## Written instruction
Pick out each line of the records in which the word "this" appears.

====== Data to process

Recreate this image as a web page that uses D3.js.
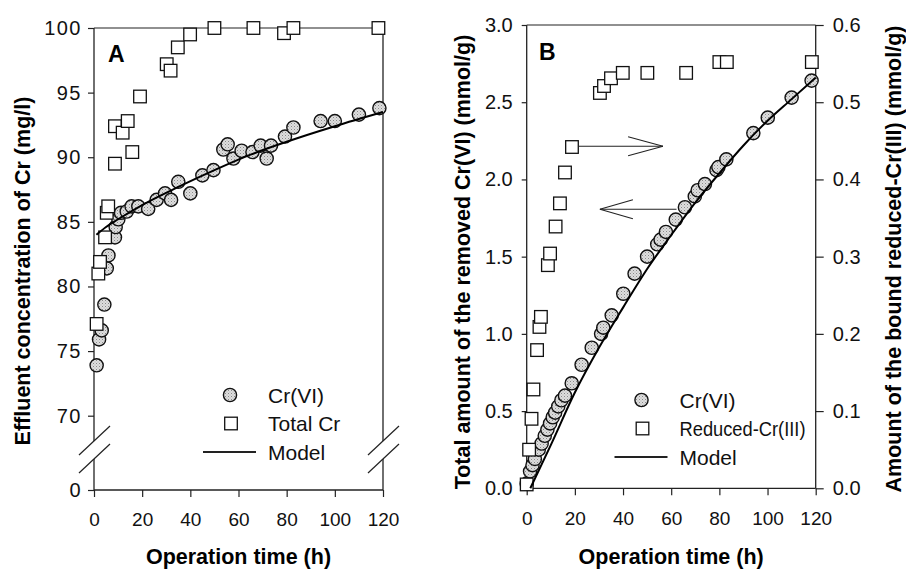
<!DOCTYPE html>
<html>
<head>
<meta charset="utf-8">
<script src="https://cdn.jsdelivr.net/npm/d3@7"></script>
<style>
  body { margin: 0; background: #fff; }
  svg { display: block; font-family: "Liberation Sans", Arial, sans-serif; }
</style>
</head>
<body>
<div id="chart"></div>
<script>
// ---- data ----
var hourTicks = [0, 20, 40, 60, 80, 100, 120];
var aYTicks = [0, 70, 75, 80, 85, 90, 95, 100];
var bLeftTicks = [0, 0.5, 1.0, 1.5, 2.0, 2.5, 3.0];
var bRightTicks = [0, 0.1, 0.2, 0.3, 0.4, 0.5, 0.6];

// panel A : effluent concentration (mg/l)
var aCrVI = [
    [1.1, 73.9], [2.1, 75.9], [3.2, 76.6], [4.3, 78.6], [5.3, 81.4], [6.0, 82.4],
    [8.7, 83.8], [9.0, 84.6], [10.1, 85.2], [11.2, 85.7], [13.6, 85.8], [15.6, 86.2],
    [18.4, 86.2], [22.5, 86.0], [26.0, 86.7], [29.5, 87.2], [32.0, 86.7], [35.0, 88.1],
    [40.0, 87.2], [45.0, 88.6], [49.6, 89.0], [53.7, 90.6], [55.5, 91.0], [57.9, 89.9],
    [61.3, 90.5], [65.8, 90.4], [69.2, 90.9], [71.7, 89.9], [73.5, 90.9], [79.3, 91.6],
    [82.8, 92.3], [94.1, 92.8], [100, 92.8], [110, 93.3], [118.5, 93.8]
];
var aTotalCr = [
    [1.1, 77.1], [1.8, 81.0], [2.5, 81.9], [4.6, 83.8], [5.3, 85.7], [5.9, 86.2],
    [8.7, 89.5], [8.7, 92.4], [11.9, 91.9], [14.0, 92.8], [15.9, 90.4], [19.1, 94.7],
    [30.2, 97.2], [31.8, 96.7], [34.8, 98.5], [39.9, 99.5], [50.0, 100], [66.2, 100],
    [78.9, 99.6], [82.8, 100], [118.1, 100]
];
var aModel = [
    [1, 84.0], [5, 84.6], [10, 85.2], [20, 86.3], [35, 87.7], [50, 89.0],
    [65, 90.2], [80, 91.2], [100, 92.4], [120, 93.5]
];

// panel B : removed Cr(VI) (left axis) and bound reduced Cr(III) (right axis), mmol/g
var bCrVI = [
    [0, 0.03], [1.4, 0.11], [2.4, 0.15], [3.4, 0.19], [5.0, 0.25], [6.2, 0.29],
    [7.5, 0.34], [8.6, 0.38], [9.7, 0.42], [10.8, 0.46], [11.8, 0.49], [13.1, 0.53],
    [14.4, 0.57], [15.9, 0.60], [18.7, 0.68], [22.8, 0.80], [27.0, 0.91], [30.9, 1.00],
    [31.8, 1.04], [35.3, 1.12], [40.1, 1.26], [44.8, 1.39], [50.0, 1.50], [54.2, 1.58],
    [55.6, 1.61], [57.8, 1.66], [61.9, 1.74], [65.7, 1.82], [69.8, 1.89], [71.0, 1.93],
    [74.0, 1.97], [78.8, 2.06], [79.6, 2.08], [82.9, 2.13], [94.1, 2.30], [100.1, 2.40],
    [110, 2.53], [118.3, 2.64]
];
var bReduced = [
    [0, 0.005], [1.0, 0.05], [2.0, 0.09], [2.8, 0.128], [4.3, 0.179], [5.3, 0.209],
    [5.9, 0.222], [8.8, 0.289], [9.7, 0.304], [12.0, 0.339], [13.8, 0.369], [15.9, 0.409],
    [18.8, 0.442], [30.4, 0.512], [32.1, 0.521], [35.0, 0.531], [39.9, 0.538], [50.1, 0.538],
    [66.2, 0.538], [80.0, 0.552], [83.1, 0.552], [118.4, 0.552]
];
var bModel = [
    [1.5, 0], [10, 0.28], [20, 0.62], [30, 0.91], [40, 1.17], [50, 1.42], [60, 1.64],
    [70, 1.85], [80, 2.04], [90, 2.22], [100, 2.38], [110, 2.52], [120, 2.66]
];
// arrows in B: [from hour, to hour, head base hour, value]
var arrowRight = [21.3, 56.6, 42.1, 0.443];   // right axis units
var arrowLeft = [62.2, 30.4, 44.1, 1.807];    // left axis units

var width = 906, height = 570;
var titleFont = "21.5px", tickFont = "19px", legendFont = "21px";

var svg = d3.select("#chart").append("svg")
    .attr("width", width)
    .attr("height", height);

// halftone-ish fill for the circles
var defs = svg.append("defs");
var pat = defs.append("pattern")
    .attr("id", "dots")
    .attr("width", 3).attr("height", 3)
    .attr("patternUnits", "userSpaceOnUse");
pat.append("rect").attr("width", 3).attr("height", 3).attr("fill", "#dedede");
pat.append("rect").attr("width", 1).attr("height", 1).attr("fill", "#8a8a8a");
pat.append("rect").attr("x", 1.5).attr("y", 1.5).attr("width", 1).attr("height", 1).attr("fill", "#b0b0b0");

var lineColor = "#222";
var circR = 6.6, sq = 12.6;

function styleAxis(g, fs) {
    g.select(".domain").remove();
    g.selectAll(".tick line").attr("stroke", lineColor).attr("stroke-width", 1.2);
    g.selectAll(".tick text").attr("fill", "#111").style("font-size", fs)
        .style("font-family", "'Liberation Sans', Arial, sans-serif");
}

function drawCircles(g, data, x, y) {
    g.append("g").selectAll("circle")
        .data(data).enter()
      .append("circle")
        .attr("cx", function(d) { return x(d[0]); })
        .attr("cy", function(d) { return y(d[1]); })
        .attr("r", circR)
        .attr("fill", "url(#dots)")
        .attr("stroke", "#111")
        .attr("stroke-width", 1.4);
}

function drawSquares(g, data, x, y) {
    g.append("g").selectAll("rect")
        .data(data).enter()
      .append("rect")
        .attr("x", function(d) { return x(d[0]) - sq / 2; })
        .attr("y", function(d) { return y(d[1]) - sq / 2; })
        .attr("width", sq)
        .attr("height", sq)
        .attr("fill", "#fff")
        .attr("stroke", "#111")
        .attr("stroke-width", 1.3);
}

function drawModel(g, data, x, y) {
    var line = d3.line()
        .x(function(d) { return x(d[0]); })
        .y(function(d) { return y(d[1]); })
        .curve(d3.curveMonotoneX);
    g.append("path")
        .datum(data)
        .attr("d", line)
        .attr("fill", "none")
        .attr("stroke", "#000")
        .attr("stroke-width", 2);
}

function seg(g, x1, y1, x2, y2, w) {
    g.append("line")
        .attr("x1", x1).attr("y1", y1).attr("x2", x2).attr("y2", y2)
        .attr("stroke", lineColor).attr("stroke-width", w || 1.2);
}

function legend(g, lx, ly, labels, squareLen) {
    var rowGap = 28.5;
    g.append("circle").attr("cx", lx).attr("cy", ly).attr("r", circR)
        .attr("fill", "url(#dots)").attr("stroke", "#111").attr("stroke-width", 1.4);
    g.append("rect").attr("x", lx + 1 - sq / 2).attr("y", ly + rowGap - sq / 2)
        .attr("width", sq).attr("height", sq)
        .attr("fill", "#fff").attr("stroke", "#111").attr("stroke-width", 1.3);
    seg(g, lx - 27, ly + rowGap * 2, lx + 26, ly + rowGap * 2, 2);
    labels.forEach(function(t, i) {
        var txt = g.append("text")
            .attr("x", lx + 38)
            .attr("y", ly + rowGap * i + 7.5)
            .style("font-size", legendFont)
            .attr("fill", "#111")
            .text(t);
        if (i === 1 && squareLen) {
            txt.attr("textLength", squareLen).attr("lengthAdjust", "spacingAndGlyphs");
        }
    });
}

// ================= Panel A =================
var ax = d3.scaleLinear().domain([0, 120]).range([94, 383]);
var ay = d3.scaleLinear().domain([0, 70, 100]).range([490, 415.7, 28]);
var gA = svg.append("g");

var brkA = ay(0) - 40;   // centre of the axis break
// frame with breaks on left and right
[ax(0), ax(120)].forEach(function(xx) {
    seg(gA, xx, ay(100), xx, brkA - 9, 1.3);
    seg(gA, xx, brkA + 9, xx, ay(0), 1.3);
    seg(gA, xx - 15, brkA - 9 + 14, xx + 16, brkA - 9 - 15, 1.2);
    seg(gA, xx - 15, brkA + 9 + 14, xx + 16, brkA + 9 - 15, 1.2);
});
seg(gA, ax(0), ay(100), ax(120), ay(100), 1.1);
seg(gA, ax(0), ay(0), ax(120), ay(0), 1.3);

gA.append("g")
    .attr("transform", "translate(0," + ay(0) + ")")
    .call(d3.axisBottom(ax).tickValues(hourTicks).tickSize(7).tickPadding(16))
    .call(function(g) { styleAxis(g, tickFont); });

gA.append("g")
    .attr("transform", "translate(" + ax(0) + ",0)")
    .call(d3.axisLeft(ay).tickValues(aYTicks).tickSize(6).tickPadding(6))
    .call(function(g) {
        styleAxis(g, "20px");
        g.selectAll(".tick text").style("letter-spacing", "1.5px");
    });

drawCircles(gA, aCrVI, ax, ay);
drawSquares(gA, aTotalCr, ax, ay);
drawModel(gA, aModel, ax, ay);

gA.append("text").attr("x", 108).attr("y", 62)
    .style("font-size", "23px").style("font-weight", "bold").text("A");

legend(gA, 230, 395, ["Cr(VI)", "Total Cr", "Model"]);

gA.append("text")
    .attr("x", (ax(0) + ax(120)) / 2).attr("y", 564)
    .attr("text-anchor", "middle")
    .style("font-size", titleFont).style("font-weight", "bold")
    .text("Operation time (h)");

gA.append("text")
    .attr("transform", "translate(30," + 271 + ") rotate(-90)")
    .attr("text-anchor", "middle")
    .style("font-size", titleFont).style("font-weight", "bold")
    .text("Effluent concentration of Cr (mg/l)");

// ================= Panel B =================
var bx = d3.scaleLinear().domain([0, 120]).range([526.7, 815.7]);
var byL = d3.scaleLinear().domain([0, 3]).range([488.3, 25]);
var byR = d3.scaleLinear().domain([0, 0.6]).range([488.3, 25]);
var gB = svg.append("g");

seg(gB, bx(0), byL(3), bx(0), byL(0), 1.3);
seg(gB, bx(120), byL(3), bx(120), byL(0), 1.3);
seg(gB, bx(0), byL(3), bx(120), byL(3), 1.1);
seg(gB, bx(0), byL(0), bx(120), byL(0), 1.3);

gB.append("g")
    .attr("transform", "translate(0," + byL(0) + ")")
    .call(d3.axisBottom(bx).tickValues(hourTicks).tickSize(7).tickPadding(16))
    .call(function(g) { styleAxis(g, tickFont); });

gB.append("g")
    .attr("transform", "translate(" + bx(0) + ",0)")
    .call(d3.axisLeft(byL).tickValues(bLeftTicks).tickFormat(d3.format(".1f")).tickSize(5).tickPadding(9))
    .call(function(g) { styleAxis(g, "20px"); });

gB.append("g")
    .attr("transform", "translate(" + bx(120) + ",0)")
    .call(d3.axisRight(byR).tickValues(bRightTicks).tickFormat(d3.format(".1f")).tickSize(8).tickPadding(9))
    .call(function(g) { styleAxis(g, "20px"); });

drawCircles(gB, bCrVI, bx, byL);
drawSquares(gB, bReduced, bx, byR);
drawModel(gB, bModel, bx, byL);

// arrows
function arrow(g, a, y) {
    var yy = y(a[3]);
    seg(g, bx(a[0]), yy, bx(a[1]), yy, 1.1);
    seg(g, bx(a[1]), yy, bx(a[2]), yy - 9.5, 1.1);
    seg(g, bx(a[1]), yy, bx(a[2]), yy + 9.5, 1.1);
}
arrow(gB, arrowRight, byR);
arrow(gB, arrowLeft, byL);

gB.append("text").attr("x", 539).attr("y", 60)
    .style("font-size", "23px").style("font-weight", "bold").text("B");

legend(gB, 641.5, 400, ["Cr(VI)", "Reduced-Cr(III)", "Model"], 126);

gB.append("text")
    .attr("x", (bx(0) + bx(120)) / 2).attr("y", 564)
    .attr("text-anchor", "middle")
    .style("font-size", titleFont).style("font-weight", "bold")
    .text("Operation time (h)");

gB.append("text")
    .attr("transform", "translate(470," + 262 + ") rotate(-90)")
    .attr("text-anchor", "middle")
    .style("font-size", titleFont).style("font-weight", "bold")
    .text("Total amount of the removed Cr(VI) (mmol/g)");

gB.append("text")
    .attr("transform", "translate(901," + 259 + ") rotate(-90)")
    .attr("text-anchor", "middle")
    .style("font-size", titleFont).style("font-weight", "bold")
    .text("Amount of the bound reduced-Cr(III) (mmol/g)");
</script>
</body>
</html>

============
====== Data to process

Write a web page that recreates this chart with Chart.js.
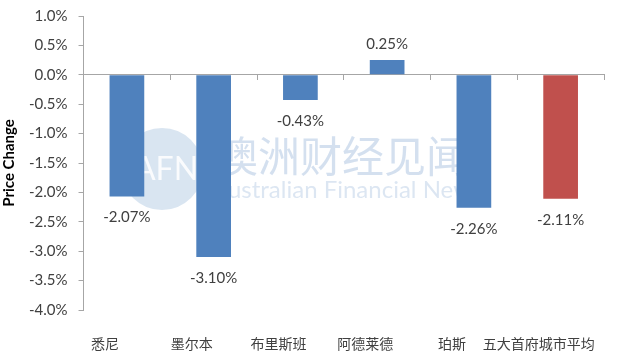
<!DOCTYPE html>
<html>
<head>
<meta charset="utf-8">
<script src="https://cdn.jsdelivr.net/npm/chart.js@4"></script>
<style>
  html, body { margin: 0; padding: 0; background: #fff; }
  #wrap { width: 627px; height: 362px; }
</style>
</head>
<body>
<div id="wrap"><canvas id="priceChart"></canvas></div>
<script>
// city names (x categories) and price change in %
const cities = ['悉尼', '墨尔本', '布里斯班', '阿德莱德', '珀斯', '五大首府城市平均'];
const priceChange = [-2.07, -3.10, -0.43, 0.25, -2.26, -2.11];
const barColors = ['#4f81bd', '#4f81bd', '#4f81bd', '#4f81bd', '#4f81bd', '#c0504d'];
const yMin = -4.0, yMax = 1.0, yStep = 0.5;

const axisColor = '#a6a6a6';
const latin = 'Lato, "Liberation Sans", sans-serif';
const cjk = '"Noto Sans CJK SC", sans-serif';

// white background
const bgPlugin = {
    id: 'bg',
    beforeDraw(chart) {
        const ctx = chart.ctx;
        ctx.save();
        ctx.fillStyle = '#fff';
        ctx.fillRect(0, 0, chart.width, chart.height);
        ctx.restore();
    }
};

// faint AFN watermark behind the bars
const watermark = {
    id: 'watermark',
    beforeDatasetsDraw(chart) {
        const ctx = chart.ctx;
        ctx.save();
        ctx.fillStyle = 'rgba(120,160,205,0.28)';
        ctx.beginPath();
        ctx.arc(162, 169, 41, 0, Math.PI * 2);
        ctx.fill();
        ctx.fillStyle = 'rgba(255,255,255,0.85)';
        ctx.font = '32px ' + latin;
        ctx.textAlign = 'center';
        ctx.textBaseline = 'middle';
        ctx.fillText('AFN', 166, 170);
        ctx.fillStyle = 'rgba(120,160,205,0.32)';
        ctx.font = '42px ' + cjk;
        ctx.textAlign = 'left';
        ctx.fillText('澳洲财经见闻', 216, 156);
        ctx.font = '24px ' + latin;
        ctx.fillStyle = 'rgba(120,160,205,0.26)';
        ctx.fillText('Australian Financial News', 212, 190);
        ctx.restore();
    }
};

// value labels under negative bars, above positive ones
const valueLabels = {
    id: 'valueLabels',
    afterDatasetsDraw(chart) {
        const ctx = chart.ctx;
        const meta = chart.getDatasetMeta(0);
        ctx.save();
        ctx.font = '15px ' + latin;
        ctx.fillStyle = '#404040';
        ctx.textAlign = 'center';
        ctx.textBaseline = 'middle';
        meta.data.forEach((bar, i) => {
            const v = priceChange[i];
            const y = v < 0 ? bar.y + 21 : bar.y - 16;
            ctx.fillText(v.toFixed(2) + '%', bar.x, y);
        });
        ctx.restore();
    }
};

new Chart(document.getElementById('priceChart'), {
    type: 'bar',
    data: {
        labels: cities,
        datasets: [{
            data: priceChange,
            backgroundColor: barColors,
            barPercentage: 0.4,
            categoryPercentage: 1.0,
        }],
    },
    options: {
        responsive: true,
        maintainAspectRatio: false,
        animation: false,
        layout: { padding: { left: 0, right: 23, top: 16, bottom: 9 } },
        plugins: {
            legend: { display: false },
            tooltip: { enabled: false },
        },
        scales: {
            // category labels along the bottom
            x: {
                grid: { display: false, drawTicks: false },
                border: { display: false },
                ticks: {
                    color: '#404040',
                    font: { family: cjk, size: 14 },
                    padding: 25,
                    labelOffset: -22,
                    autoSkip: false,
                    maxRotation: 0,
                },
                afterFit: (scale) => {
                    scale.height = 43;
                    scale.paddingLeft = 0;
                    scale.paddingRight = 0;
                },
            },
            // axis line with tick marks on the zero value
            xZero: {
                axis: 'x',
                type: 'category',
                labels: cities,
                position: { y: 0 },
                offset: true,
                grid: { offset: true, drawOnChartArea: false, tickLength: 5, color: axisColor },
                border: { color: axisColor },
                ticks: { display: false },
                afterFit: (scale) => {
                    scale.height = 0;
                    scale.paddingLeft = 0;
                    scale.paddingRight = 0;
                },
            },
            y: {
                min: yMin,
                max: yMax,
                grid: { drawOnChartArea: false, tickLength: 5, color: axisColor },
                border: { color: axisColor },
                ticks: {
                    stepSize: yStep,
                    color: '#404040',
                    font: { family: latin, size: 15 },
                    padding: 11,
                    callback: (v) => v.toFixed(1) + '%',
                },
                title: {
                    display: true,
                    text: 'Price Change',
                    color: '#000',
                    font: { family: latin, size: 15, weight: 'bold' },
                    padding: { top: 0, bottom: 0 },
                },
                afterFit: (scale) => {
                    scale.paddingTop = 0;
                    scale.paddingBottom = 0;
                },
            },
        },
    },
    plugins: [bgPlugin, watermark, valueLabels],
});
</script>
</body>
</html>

============

## Written answer
Recreate this image as a web page that uses D3.js.
Write a web page that recreates this chart with Chart.js.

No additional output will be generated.